Défiler la parade! — Сыграть в ящик, протянуть ноги.
Gouape, goule etc. — Шпана, стерва и т. д.
«Существуют словари этого языка, образованные люди изучают его и наслаждаются его яркой образностью, вольностью, неожиданностью и силой выражений. Этот язык — лакомство для дотошных грамматиков».
Арго, который обожал Гюго, — лирический и необычный, язык статысячеустого Гомера. Арго Бальзака — употребляемый в меру, редкостный, точный. Арго Золя останется книжным, искусственным. Он от случая к случаю использует подлинный говор жителей застав и предместий, потому что у него нет времени, чтобы изучить его. Вот почему персонажи «Западни» говорят на арго, который устарел по крайней мере на тридцать лет. Даже название романа удивило знатоков. В кабаке в квартале Барбес говорили не «западня», а «бистро». Это слово теперь узаконено Академией.
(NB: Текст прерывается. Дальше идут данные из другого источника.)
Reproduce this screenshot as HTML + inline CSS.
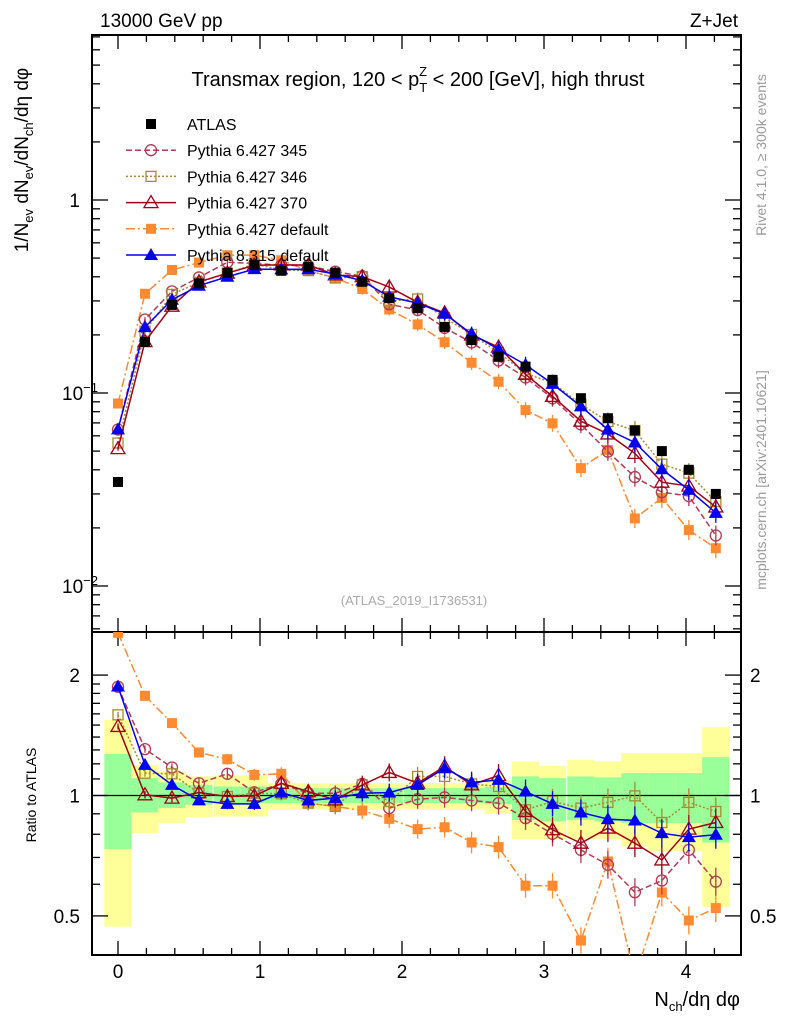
<!DOCTYPE html>
<html><head><meta charset="utf-8"><style>
html,body{margin:0;padding:0;background:#fff;}
svg{display:block;font-family:"Liberation Sans",sans-serif;}
</style></head><body>
<svg id="chart" width="786" height="1024" viewBox="0 0 786 1024" xmlns="http://www.w3.org/2000/svg">
<g id="bands"></g>
<g id="axes"></g>
<g id="series"></g>
<text x="100" y="27" font-size="19">13000 GeV pp</text>
<text x="738" y="27" font-size="19" text-anchor="end">Z+Jet</text>
<text x="418" y="86" font-size="20" text-anchor="middle">Transmax region, 120 &lt; p<tspan font-size="13" dy="6">T</tspan><tspan font-size="13" dx="-8" dy="-16">Z</tspan><tspan dy="10"> &lt; 200 [GeV], high thrust</tspan></text>
<text x="414" y="605" font-size="13" fill="#aaa" text-anchor="middle">(ATLAS_2019_I1736531)</text>
<text transform="translate(766,155) rotate(-90)" font-size="14" fill="#999" text-anchor="middle">Rivet 4.1.0, ≥ 300k events</text>
<text transform="translate(766,480) rotate(-90)" font-size="14" fill="#999" text-anchor="middle">mcplots.cern.ch [arXiv:2401.10621]</text>
<text transform="translate(28,160) rotate(-90)" font-size="19" text-anchor="middle">1/N<tspan font-size="13" dy="5">ev</tspan><tspan dy="-5"> dN</tspan><tspan font-size="13" dy="5">ev</tspan><tspan dy="-5">/dN</tspan><tspan font-size="13" dy="5">ch</tspan><tspan dy="-5">/dη dφ</tspan></text>
<text transform="translate(36,795) rotate(-90)" font-size="14" text-anchor="middle">Ratio to ATLAS</text>
<text x="740" y="1006" font-size="20" text-anchor="end">N<tspan font-size="13" dy="5">ch</tspan><tspan dy="-5">/dη dφ</tspan></text>
<g id="legend"></g>
</svg>
<script>
const xVals = [0,0.19,0.38,0.57,0.77,0.96,1.15,1.34,1.53,1.72,1.91,2.11,2.3,2.49,2.68,2.87,3.06,3.26,3.45,3.64,3.83,4.02,4.21];
const atlas = [0.0346,0.184,0.286,0.37,0.42,0.46,0.43,0.45,0.42,0.377,0.31,0.275,0.22,0.188,0.154,0.137,0.117,0.094,0.074,0.064,0.05,0.040,0.030];
const r345 = [1.87,1.306,1.175,1.073,1.133,1.019,1.069,1.013,1.013,1.069,0.93,0.979,0.989,0.972,0.957,0.878,0.802,0.731,0.671,0.573,0.613,0.731,0.609];
const r346 = [1.591,1.137,1.133,1.013,0.994,1.013,1.01,0.957,0.939,1.063,0.966,1.116,1.116,1.069,1.053,0.921,0.966,0.93,0.961,0.998,0.856,0.961,0.912];
const r370 = [1.488,1.004,0.985,1.017,0.994,0.998,1.073,1.023,0.975,1.063,1.142,1.073,1.182,1.063,1.122,0.912,0.821,0.76,0.829,0.76,0.69,0.824,0.856];
const rDef = [2.55,1.775,1.517,1.281,1.232,1.126,1.133,0.957,0.939,0.917,0.874,0.824,0.833,0.763,0.743,0.595,0.595,0.434,0.684,0.35,0.572,0.487,0.523];
const rPy8 = [1.873,1.193,1.063,0.972,0.953,0.953,1.017,0.972,0.985,1.013,1.017,1.063,1.17,1.078,1.094,1.023,0.953,0.907,0.873,0.866,0.805,0.787,0.798];
const yelHi = [1.546,1.193,1.148,1.116,1.122,1.122,1.073,1.073,1.073,1.073,1.073,1.073,1.073,1.073,1.09,1.216,1.186,1.228,1.216,1.276,1.276,1.276,1.482];
const yelLo = [0.47,0.805,0.853,0.883,0.886,0.886,0.921,0.921,0.921,0.921,0.921,0.921,0.921,0.921,0.9,0.778,0.778,0.778,0.778,0.746,0.725,0.725,0.526];
const grnHi = [1.271,1.105,1.078,1.063,1.053,1.053,1.043,1.043,1.043,1.043,1.043,1.043,1.043,1.043,1.05,1.116,1.105,1.116,1.11,1.137,1.137,1.137,1.247];
const grnLo = [0.734,0.907,0.93,0.948,0.957,0.957,0.957,0.957,0.957,0.957,0.957,0.957,0.957,0.957,0.95,0.869,0.861,0.869,0.861,0.853,0.853,0.853,0.763];
const xTicks = [0,1,2,3,4];
const mainTicks = [0.01,0.1,1];
const ratioTicks = [0.5,1,2];

const NS="http://www.w3.org/2000/svg";
const L=92,R=741,T=35,MB=632,RB=955;
const X=v=>118+142*v;
const Ym=v=>200-193*Math.log10(v);
const Yr=v=>795.5-400*Math.log10(v);
function mk(tag,attrs,parent){const e=document.createElementNS(NS,tag);for(const k in attrs)e.setAttribute(k,attrs[k]);parent.appendChild(e);return e;}
const axes=document.getElementById('axes'),bands=document.getElementById('bands'),ser=document.getElementById('series'),leg=document.getElementById('legend');

// bands
for(let i=0;i<xVals.length;i++){
  const x0=X(xVals[i]-0.096),x1=X(xVals[i]+0.096);
  let r=mk('rect',{x:x0,y:Yr(yelHi[i]),width:x1-x0,height:Yr(yelLo[i])-Yr(yelHi[i]),fill:'#ffff99'},bands);
  
  
  r=mk('rect',{x:x0,y:Yr(grnHi[i]),width:x1-x0,height:Yr(grnLo[i])-Yr(grnHi[i]),fill:'#99ff99'},bands);
  
  
}
// frames
mk('rect',{x:L,y:T,width:R-L,height:MB-T,fill:'none',stroke:'#000','stroke-width':2},axes);
mk('rect',{x:L,y:MB,width:R-L,height:RB-MB,fill:'none',stroke:'#000','stroke-width':2},axes);
mk('line',{x1:L,x2:R,y1:Yr(1),y2:Yr(1),stroke:'#000','stroke-width':1.3},axes);
// x ticks
for(let v=0;v<=4.3;v+=0.2){const maj=Math.abs(v-Math.round(v))<1e-6;const len=maj?14:7;
  for(const [yb,dir] of [[MB,-1],[T,1],[RB,-1],[MB,1]]) mk('line',{x1:X(v),x2:X(v),y1:yb,y2:yb+dir*len,stroke:'#000','stroke-width':1.3},axes);}
for(const t of xTicks){const e=mk('text',{x:X(t),y:978,'font-size':19,'text-anchor':'middle'},axes);e.textContent=t;
  
  }
// main y ticks
for(let d=-3;d<=0;d++)for(let m=1;m<=9;m++){const v=m*Math.pow(10,d);const y=Ym(v);if(y<T||y>MB)continue;const len=m==1?16:8;
  mk('line',{x1:L,x2:L+len,y1:y,y2:y,stroke:'#000','stroke-width':1.3},axes);mk('line',{x1:R,x2:R-len,y1:y,y2:y,stroke:'#000','stroke-width':1.3},axes);}
const mainLbl=['10','10','1'],mainExp=['−2','−1',''];
mainTicks.forEach((t,i)=>{const e=mk('text',{x:t==1?80:62,y:Ym(t)+7,'font-size':19,'text-anchor':t==1?'end':'start'},axes);
  
  
  e.textContent=mainLbl[i];if(mainExp[i]){const s=mk('tspan',{'font-size':13,dy:-8},e);s.textContent=mainExp[i];}});
// ratio ticks
for(const v of [0.5,0.6,0.7,0.8,0.9,1,1.1,1.2,1.3,1.4,1.5,1.6,1.7,1.8,1.9,2]){const y=Yr(v);const len=(v==0.5||v==1||v==2)?16:8;
  mk('line',{x1:L,x2:L+len,y1:y,y2:y,stroke:'#000','stroke-width':1.3},axes);mk('line',{x1:R,x2:R-len,y1:y,y2:y,stroke:'#000','stroke-width':1.3},axes);}
for(const t of ratioTicks){for(const [x,a] of [[80,'end'],[750,'start']]){const e=mk('text',{x:x,y:Yr(t)+7,'font-size':19,'text-anchor':a},axes);e.textContent=t;
  
  }}

// clip paths
const defs=mk('defs',{},document.getElementById('chart'));
const cm=mk('clipPath',{id:'cm'},defs);mk('rect',{x:L,y:T,width:R-L,height:MB-T},cm);
const cr=mk('clipPath',{id:'cr'},defs);mk('rect',{x:L,y:MB,width:R-L,height:RB-MB},cr);

function marker(g,type,x,y,col){
  const s=5;
  if(type=='fsq')mk('rect',{x:x-s,y:y-s,width:2*s,height:2*s,fill:col},g);
  else if(type=='osq')mk('rect',{x:x-s,y:y-s,width:2*s,height:2*s,fill:'none',stroke:col,'stroke-width':1.3},g);
  else if(type=='circ')mk('circle',{cx:x,cy:y,r:s+0.5,fill:'none',stroke:col,'stroke-width':1.3},g);
  else if(type=='otri')mk('polygon',{points:`${x},${y-7} ${x-7},${y+5} ${x+7},${y+5}`,fill:'none',stroke:col,'stroke-width':1.3},g);
  else if(type=='ftri')mk('polygon',{points:`${x},${y-7} ${x-7},${y+5} ${x+7},${y+5}`,fill:col},g);
}
const series=[
 {name:'Pythia 6.427 default',r:rDef,col:'#ff8a30',dash:'9,3,2,3',m:'fsq',key:'py6-default'},
 {name:'Pythia 6.427 345',r:r345,col:'#b23a55',dash:'6,3',m:'circ',key:'py6-345'},
 {name:'Pythia 6.427 346',r:r346,col:'#a88a30',dash:'2,2',m:'osq',key:'py6-346'},
 {name:'Pythia 6.427 370',r:r370,col:'#a00018',dash:'',m:'otri',key:'py6-370'},
 {name:'Pythia 8.315 default',r:rPy8,col:'#0000ee',dash:'',m:'ftri',key:'py8-default'}
];
for(const s of series){
  for(const [panel,clip,f] of [['main','cm',(i)=>Ym(s.r[i]*atlas[i])],['ratio','cr',(i)=>Yr(s.r[i])]]){
    const g=mk('g',{'clip-path':`url(#${clip})`},ser);
    
    
    const pts=xVals.map((x,i)=>X(x)+','+f(i)).join(' ');
    mk('polyline',{points:pts,fill:'none',stroke:s.col,'stroke-width':1.5,'stroke-dasharray':s.dash},g);
    xVals.forEach((x,i)=>{const y=f(i);const e=panel=='ratio'?Math.min(14,3+i*0.6):Math.min(10,2+i*0.4);
      mk('line',{x1:X(x),x2:X(x),y1:y-e,y2:y+e,stroke:s.col,'stroke-width':1.3},g);
      marker(g,s.m,X(x),y,s.col);});
  }
}
// ATLAS data
const ga=mk('g',{'clip-path':'url(#cm)'},ser);


xVals.forEach((x,i)=>marker(ga,'fsq',X(x),Ym(atlas[i]),'#000'));

// legend
const legItems=[{name:'ATLAS',col:'#000',dash:'',m:'fsq',line:false}].concat([series[1],series[2],series[3],series[0],series[4]].map(s=>Object.assign({line:true},s)));
legItems.forEach((s,i)=>{const y=124+i*26.2;const g=mk('g',{},leg);
  
  
  if(s.line)mk('line',{x1:126,x2:176,y1:y,y2:y,stroke:s.col,'stroke-width':1.5,'stroke-dasharray':s.dash},g);
  marker(g,s.m,151,y,s.col);
  const t=mk('text',{x:187,y:y+6,'font-size':16},g);t.textContent=s.name;});
</script>
</body></html>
Золя запомнил одно происшествие — смерть Эвлали Бижар. Оно легло в основу эпизода с «маленькой матерью», девочкой, которую избивает пьяница и которая умирает с мелодраматическим смирением. Этот эпизод (читать который почти невозможно, настолько он напоминает «Двух сирот») взят из действительности. Он думает о второстепенных персонажах, в частности о Гуже, добром рабочем, который не перестает любить Жервезу даже тогда, когда она погрязла в пороке. Золя думает об этом рыжем человеке со стальными мускулами и не отдает себе отчета в том, что в данном случае оказывается во власти сентиментализма в духе Жорж Санд. Изображая ужас, который внушает Жервезе гробовщик Базуж, «мрачный фантастический персонаж», писатель не замечает, что это действующее лицо из «Отверженных».
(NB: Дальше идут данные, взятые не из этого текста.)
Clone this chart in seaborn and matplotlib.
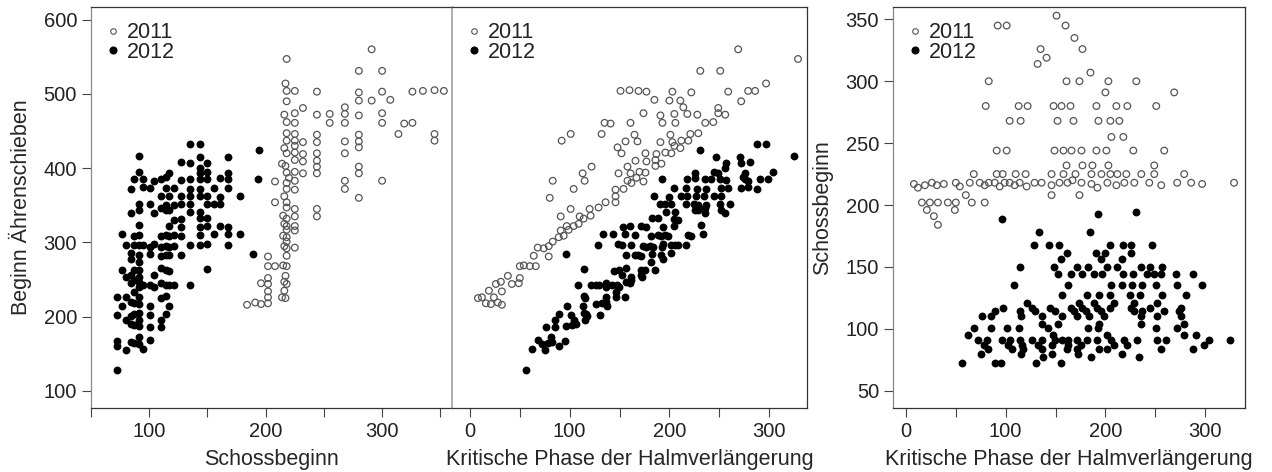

Однако главные герои романа глубоко жизненны. Среди них — Жервеза, самое великое творение Золя, единственный образ с необычайно тонкой психологией. Жервеза вдохновила Золя на создание самого прекрасного, самого трепетного, самого сложного из его образов: женщины из народа. Жервеза — это не обобщенный образ женщины из народа. В женщинах из народа слишком много добродетелей, чтобы можно было отождествить их всех с храброй, но слабой Жервезой. Этот образ становится особенно значительным благодаря своей сложности. Женщины из народа встречались порой в литературе и до Жервезы. В отличие от них образ Жервезы достоверен. Он свидетельствует о новаторстве автора в изображении персонажей, подобно тому как «Жерминаль» будет означать его новаторство в жанре романа. В обоих случаях писателя вдохновляет народ. Золя хорошо понимает, что сила «Западни» заключается в оригинальности сюжета, в образе Жервезы. Рабочий класс, подверженный моральному и физическому вырождению вследствие навязанных ему условий жизни, воплощен в этой трудолюбивой Бовари предместий. «Западня» — эпопея о слабоволии, о слабоволии честного Купо, который не может устоять перед соблазном рюмки, о слабоволии Жервезы, падкой на мужские ласки (единственное удовольствие обездоленных), о врожденном слабоволии Лантье. По мнению Золя, причина этого слабоволия коренится в общественном строе. Но он заявит об этом во весь голос лишь позднее, в «Жерминале». Отсюда и недоразумения при истолковании смысла «Западни». Золя думает уже о том, чтобы в противовес этому роману о Неимущих создать новый роман — об Имущих. Однако название его, «Накипь», как противопоставление первому, придет ему в голову еще не скоро. Назвав так свой роман, Золя явно переоценил возможности читателей, полагая, что они будут сопоставлять оба названия.
Приближается зима. Он придумывает интригу, ищет развязку. И останавливается на следующей:
«Жервеза была в то время беременна от Лантье. Купо больше не идет в счет. Жервезе представляется случай захватить жену Пуассона и Лантье врасплох. Она застает любовников в постели и кидает в них бутылку с купоросом[74]. Лантье, обезумев от боли, бросается на нее, хватает за волосы и тащит за собой во двор под окна семейства Бош. Именно сюда, во двор, может явиться Гуже и вступить в страшный поединок с Лантье; все жильцы запрутся у себя (подготовить дом для этого)… Жуткая деталь: Лорийе может приблизиться к Жервезе, которая хрипит, распростершись на земле, и исподтишка ткнуть ее ногой: „А-а, шлюха!“ От этого удара она умирает».